Single by The Tragically Hip

from the album Phantom Power
- Released: November 1998
- Genre: Rock
- Length: 3:56
- Label: Universal
- Songwriter(s): Rob Baker Gordon Downie Johnny Fay Paul Langlois Gord Sinclair
- Producer(s): Steve Berlin

The Tragically Hip singles chronology
| "Something On" (1998) | "Fireworks" (1998) | "Bobcaygeon" (1999) |

= Fireworks (The Tragically Hip song) =

"Fireworks" is a song by Canadian rock band The Tragically Hip. It was released in November 1998 as the third single from their sixth studio album, Phantom Power. The song was very successful in Canada, peaking at number 9 on Canada's RPM Singles chart.

==Content==
The song makes references to the 1972 Summit Series (particularly the famous game-winning goal of the series), hockey legend Bobby Orr, and the fitness test administered via the Canada Fitness Award Program.

The narrator appears to be a middle-aged individual, speaking to an unnamed spouse about the history of their relationship. This relationship began on the last night of the Summit Series, and continued through a time-period partly contemporaneous with the remaining years of the Cold War.

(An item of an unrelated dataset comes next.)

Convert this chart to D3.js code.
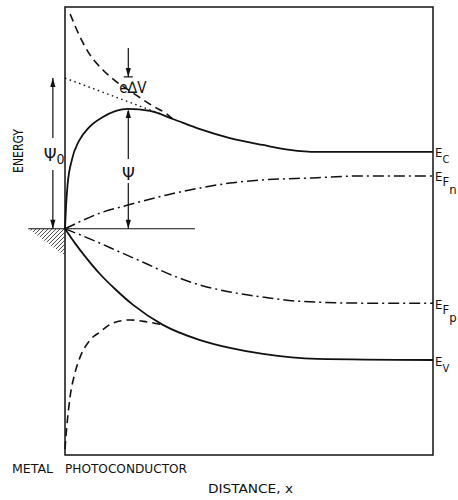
<!DOCTYPE html>
<html>
<head>
<meta charset="utf-8">
<script src="https://cdn.jsdelivr.net/npm/d3@7"></script>
<style>
  body { margin: 0; background: #fff; }
  svg text { font-family: "DejaVu Sans Condensed", "Liberation Sans Narrow", "Liberation Sans", sans-serif; fill: #111; }
  .band { fill: none; stroke: #111; stroke-width: 1.8; }
  .image { fill: none; stroke: #111; stroke-width: 1.6; stroke-dasharray: 8 5; }
  .quasi { fill: none; stroke: #111; stroke-width: 1.5; stroke-dasharray: 11 4 2 4; }
  .field { fill: none; stroke: #111; stroke-width: 1.4; stroke-dasharray: 1.5 3.5; }
  .thin { stroke: #111; stroke-width: 1.2; fill: none; }
</style>
</head>
<body>
<script>
// distance (0..100) vs energy (metal Fermi level = 0)
const ecBand = [[0, 0], [0.3, 10.6], [0.7, 19.6], [1.9, 31.0], [3.8, 39.2], [6.6, 45.4], [10.3, 49.9],
  [17.1, 53.5], [23.1, 52.6], [29.3, 49.0], [36.7, 44.5], [44.8, 40.5], [53.8, 37.4], [61.1, 35.2],
  [68.5, 34.3], [100, 34.3]];
const ecImage = [[1.4, 95.9], [4.1, 85.6], [6.8, 77.6], [10.3, 70.9], [14.1, 65.5], [18.5, 60.6],
  [23.9, 54.8], [27.7, 51.2], [29.3, 49.0]];
const ecField = [[0, 67.3], [26.5, 51.0]];
const efn = [[0, 0], [3.3, 2.6], [9.5, 7.0], [17.1, 10.6], [27.7, 15.1], [36.7, 18.2], [44.8, 20.4],
  [53.8, 21.8], [67.4, 22.7], [81.0, 23.6], [100, 23.6]];
const efp = [[0, 0], [8.2, -5.5], [14.9, -10.4], [21.7, -15.3], [27.7, -19.8], [36.7, -25.1],
  [44.8, -28.2], [53.8, -30.5], [63.0, -32.3], [81.0, -33.2], [100, -33.2]];
const evBand = [[0, 0], [2.7, -6.4], [5.4, -12.2], [9.5, -20.2], [13.6, -26.9], [18.5, -34.0],
  [26.6, -42.9], [36.7, -49.7], [44.8, -53.2], [53.8, -55.9], [68.5, -58.1], [100, -58.6]];
const evImage = [[0, -98.4], [0.5, -88.1], [1.4, -74.8], [2.7, -64.4], [4.1, -57.3], [6.8, -49.7],
  [9.5, -46.1], [13.0, -42.1], [17.7, -40.7], [22.3, -41.6], [26.6, -42.9]];

// annotation positions (data units)
const psiX = 17.2;           // psi and e.dV arrows
const psiTop = 53.5;
const dvTop = 80.7, dvBottom = 67.8;
const psi0X = -3.3, psi0Top = 67.3;
const refLine = [-10, 35.3];

const rightLabels = [
  { e: 34.3, sub: 'C', sub2: null },
  { e: 23.6, sub: 'F', sub2: 'n' },
  { e: -33.2, sub: 'F', sub2: 'p' },
  { e: -58.6, sub: 'V', sub2: null }
];

const W = 458, H = 500;
const x = d3.scaleLinear().domain([0, 100]).range([65, 433]);
const y = d3.scaleLinear().domain([-101, 99]).range([455, 7]);

const svg = d3.select('body').append('svg').attr('width', W).attr('height', H);

const line = d3.line().x((d) => x(d[0])).y((d) => y(d[1])).curve(d3.curveMonotoneX);

// frame
svg.append('rect')
  .attr('x', x(0)).attr('y', y(99))
  .attr('width', x(100) - x(0)).attr('height', y(-101) - y(99))
  .attr('fill', 'none').attr('stroke', '#111').attr('stroke-width', 1.5);

// metal: hatching under reference level
const hatchClip = svg.append('clipPath').attr('id', 'hclip');
hatchClip.append('path')
  .attr('d', `M${x(refLine[0])},${y(0)}L${x(0)},${y(0)}L${x(0)},${y(-12)}Z`);
const hatch = svg.append('g').attr('clip-path', 'url(#hclip)');
d3.range(x(refLine[0]), x(0) + 30, 4).forEach((hx) => {
  hatch.append('line')
    .attr('x1', hx).attr('y1', y(0))
    .attr('x2', hx - 30).attr('y2', y(0) + 30)
    .attr('stroke', '#333').attr('stroke-width', 0.9);
});

svg.append('line').attr('class', 'thin')
  .attr('x1', x(refLine[0])).attr('x2', x(refLine[1]))
  .attr('y1', y(0)).attr('y2', y(0));

// curves
svg.append('path').datum(ecImage).attr('class', 'image').attr('d', line);
svg.append('path').datum(evImage).attr('class', 'image').attr('d', line);
svg.append('path').datum(ecField).attr('class', 'field').attr('d', d3.line().x((d) => x(d[0])).y((d) => y(d[1])));
svg.append('path').datum(efn).attr('class', 'quasi').attr('d', line);
svg.append('path').datum(efp).attr('class', 'quasi').attr('d', line);
svg.append('path').datum(ecBand).attr('class', 'band').attr('d', line);
svg.append('path').datum(evBand).attr('class', 'band').attr('d', line);

// arrows
function head(px, py, dir) {
  // dir: 1 = pointing down, -1 = pointing up
  svg.append('path')
    .attr('d', `M${px},${py}L${px - 2.6},${py - dir * 9}L${px + 2.6},${py - dir * 9}Z`)
    .attr('fill', '#111');
}
function vline(px, y1, y2) {
  svg.append('line').attr('class', 'thin')
    .attr('x1', px).attr('x2', px).attr('y1', y1).attr('y2', y2);
}

// psi
const px1 = x(psiX);
vline(px1, y(psiTop) + 2, y(psiTop) + 50);
vline(px1, y(psiTop) + 74, y(0));
head(px1, y(psiTop), -1);
head(px1, y(0), 1);
svg.append('text').attr('x', px1).attr('y', y(psiTop) + 71)
  .attr('text-anchor', 'middle').attr('font-size', 18).text('Ψ');

// e delta V
vline(px1, y(dvTop), y(dvBottom));
head(px1, y(dvBottom), 1);
svg.append('line').attr('class', 'thin')
  .attr('x1', px1 - 4.5).attr('x2', px1 + 4.5)
  .attr('y1', y(dvBottom)).attr('y2', y(dvBottom));
const dv = svg.append('text').attr('x', px1 - 9).attr('y', y(dvBottom) + 16).attr('font-size', 15);
dv.append('tspan').text('e');
dv.append('tspan').text('∆').attr('font-size', 16);
dv.append('tspan').text('V');

// psi 0
const px0 = x(psi0X);
vline(px0, y(psi0Top), y(psi0Top) + 60);
vline(px0, y(psi0Top) + 92, y(0));
head(px0, y(psi0Top), -1);
head(px0, y(0), 1);
const p0 = svg.append('text').attr('x', px0 - 9).attr('y', y(psi0Top) + 83).attr('font-size', 18);
p0.append('tspan').text('Ψ');
p0.append('tspan').text('0').attr('font-size', 14).attr('dy', 3);

// right side labels
rightLabels.forEach((d) => {
  const by = y(d.e) + 5.5;
  const t = svg.append('text').attr('x', x(100) + 2).attr('y', by).attr('font-size', 13);
  t.append('tspan').text('E');
  t.append('tspan').text(d.sub).attr('dy', d.sub === 'F' ? 5 : 6).attr('font-size', d.sub === 'F' ? 13 : 11);
  if (d.sub2) t.append('tspan').text(d.sub2).attr('dy', 8).attr('font-size', 13);
});

// axis captions
svg.append('text')
  .attr('transform', `translate(23,${151}) rotate(-90)`)
  .attr('text-anchor', 'middle').attr('font-size', 14)
  .attr('textLength', 44).attr('lengthAdjust', 'spacingAndGlyphs')
  .text('ENERGY');
svg.append('text').attr('x', 12).attr('y', 473).attr('font-size', 12.5)
  .attr('textLength', 41).attr('lengthAdjust', 'spacingAndGlyphs').text('METAL');
svg.append('text').attr('x', 65).attr('y', 473).attr('font-size', 12.5)
  .attr('textLength', 122).attr('lengthAdjust', 'spacingAndGlyphs').text('PHOTOCONDUCTOR');
svg.append('text').attr('x', 208).attr('y', 493).attr('font-size', 12.5)
  .attr('textLength', 85).attr('lengthAdjust', 'spacingAndGlyphs').text('DISTANCE, x');
</script>
</body>
</html>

The underlying theme of the recollections is that the couple's relationship has managed to survive for a significant number of years, unaffected by, and perhaps even serving as a defense against, external pressures.

==Charts==

| Chart (1999) | Peak position |
|---|---|
| Canadian RPM Singles Chart | 9 |

===Year-end charts===

| Chart (1999) | Position |
|---|---|
| Canada Top Singles (RPM) | 80 |

==Pop culture==
The song was featured on the season 5 episode 19 of Corner Gas entitled "Final Countdown."